About New
Design Craft
Reimagining Making for Just and Sustainable Futures.
New Design Craft was born from a fundamental question: How can we redefine making in a way that is socially just, ecologically responsible, and deeply connected to material culture?
This approach results from my PhD research on sustainable and humanity-centred design, exploring how craft, emerging technologies, and design justice principles can intersect to create new post-industrial paradigms. In an era where mass production has distanced us from the origins, ethics, and impact of what we create, New Design Craft seeks to rebuild that connection—not by returning to nostalgia, but by developing systems that are relational, adaptive, and culturally embedded as an alternative to extractive industrial models.
What is New Design Craft?
New Design Craft is a hybrid approach to making that:
Bridges Craft & Emerging Technologies – We merge traditional craftsmanship with computational design, open-source tools, and digital fabrication methods.
Centres on Material Culture – Instead of imposing form onto matter, we listen to materials, allowing their properties and histories to guide the making process.
Supports Cultural Resilience – We collaborate with artisans, communities, and researchers to protect and evolve traditional knowledge systems rather than appropriating or diluting them.
Challenges Industrial Hegemony – We critique extractive economies and propose alternative ways of making that prioritise repair, longevity, and shared ownership.
A Vision for Socio-Environmental Justice
New Design Craft is more than an aesthetic or a technique—it is a philosophy of making at the intersection of Design and Crafts deeply tied to community empowerment.
This framework emerges from a PhD research in sustainable, humanity-centred design, which critically examines how industrial production has long been driven by the exploitation of labour, resources, and cultural knowledge.
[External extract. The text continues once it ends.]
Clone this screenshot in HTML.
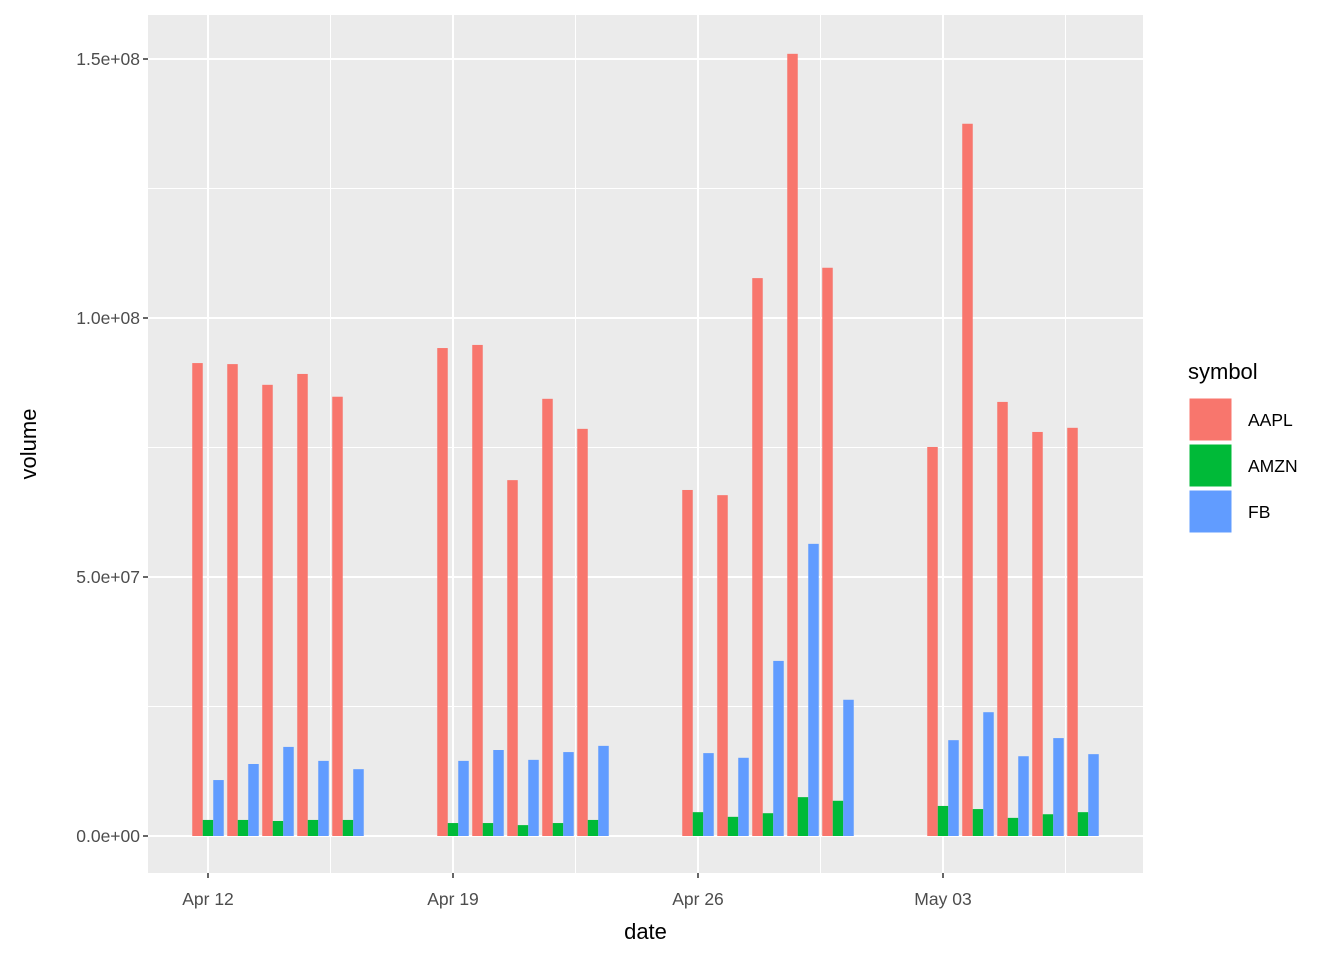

The global supply chain thrives on wasteful processes and systemic inequality.
New Design Craft rejects this model in favour of one that is:
Decentralised – Shifting power from corporations to local makers and communities.
Inclusive – Ensuring that traditional knowledge and marginalised voices shape the future of making.
Regenerative – Working with ecosystems rather than depleting them.
In positioning craft as a site of resistance, design as a critical tool, and technology as an enabler rather than a disruptor, New Design Craft proposes a new design ethic—one that reconciles innovation with tradition, digital with analogue, and growth with care.